DATA SHOWN |
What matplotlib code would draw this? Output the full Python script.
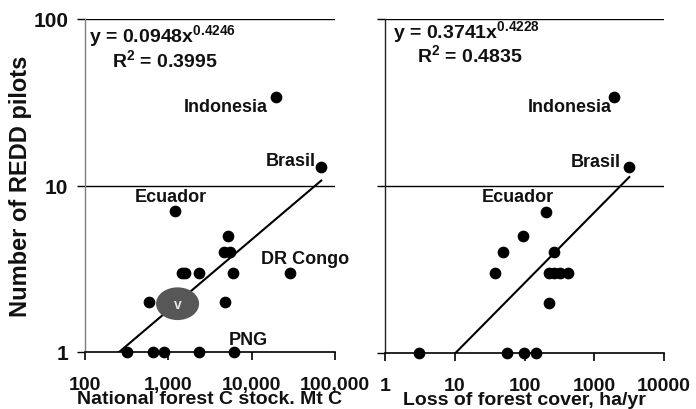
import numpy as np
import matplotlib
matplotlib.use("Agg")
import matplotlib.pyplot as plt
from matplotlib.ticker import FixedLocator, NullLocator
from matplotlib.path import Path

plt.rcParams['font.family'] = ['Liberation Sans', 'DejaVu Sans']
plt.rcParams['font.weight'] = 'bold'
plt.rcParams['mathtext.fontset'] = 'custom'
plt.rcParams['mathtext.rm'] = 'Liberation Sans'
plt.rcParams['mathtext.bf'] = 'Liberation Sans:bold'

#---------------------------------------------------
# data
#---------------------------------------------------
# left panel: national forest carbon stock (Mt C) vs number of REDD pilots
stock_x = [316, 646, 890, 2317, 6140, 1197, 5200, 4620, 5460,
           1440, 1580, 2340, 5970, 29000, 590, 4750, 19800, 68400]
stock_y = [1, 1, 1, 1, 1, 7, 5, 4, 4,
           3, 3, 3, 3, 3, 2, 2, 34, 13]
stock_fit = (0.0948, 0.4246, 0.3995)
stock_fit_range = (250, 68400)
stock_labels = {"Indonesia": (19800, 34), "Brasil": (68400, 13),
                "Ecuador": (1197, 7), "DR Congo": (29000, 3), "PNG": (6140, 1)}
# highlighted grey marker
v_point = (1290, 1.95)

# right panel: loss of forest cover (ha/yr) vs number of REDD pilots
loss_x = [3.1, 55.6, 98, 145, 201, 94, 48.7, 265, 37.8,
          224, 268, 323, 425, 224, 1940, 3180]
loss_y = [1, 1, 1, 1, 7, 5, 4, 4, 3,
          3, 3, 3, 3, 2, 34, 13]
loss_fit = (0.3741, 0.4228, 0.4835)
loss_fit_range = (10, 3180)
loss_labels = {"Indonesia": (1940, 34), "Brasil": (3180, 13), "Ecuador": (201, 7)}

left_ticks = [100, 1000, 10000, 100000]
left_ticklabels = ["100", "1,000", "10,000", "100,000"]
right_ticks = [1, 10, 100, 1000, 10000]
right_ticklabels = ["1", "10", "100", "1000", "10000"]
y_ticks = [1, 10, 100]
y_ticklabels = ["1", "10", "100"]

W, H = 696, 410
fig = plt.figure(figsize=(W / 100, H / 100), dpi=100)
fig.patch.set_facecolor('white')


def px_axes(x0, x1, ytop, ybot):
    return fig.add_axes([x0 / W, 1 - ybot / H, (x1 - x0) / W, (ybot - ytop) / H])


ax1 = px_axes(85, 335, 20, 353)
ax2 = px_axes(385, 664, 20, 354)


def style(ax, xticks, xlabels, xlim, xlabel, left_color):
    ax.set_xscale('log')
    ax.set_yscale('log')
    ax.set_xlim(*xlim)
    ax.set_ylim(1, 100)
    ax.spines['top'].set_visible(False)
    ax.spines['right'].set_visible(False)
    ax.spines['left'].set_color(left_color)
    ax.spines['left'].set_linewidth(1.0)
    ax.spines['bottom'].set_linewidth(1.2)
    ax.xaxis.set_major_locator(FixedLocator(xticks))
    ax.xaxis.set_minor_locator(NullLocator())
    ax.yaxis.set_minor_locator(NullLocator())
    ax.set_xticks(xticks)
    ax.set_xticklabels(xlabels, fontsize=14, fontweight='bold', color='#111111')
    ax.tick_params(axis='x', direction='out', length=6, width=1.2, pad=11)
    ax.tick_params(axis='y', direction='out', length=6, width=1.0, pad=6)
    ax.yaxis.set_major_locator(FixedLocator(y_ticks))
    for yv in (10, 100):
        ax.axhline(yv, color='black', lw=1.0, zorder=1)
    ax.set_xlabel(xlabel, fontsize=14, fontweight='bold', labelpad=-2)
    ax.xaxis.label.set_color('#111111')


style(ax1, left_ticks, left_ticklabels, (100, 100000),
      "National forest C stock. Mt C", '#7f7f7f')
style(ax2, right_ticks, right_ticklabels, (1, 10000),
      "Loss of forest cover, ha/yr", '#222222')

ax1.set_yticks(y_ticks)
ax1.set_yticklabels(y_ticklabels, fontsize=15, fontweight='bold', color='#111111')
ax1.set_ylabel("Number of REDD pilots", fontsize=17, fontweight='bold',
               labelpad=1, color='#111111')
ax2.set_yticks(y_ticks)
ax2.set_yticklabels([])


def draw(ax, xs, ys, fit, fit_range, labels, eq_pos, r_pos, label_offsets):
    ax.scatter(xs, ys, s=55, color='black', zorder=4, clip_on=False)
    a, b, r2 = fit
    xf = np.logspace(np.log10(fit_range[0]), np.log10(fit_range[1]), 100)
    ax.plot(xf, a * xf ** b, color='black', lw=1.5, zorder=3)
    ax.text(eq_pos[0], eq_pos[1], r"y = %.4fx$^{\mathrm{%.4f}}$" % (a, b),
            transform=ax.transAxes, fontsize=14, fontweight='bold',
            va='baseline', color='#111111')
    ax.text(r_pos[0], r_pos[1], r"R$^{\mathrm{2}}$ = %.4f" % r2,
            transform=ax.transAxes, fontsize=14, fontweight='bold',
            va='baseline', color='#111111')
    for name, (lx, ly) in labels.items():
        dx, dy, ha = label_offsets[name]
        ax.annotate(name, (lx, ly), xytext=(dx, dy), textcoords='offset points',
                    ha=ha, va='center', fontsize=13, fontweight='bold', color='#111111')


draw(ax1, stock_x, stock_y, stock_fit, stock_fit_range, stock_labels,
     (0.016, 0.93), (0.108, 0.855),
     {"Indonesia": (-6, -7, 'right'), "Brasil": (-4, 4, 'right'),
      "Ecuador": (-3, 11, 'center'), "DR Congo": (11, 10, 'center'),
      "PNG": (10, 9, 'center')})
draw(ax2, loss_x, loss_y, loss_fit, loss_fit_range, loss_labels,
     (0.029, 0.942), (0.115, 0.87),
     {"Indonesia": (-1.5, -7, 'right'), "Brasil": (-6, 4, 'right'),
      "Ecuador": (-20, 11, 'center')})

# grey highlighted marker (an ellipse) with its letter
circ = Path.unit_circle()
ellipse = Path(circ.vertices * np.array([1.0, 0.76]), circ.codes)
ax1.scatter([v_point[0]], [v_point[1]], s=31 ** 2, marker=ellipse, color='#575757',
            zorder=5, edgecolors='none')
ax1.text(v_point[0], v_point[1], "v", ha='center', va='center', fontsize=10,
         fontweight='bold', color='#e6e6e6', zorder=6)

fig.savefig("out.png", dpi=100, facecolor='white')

WHAT TO DO |
Pictures stay out. Print the data exactly, from its first line through the line containing "from matplotlib.path import Path".

RESPONSE TO THIS TASK |
What matplotlib code would draw this? Output the full Python script.
import numpy as np
import matplotlib
matplotlib.use("Agg")
import matplotlib.pyplot as plt
from matplotlib.ticker import FixedLocator, NullLocator
from matplotlib.path import Path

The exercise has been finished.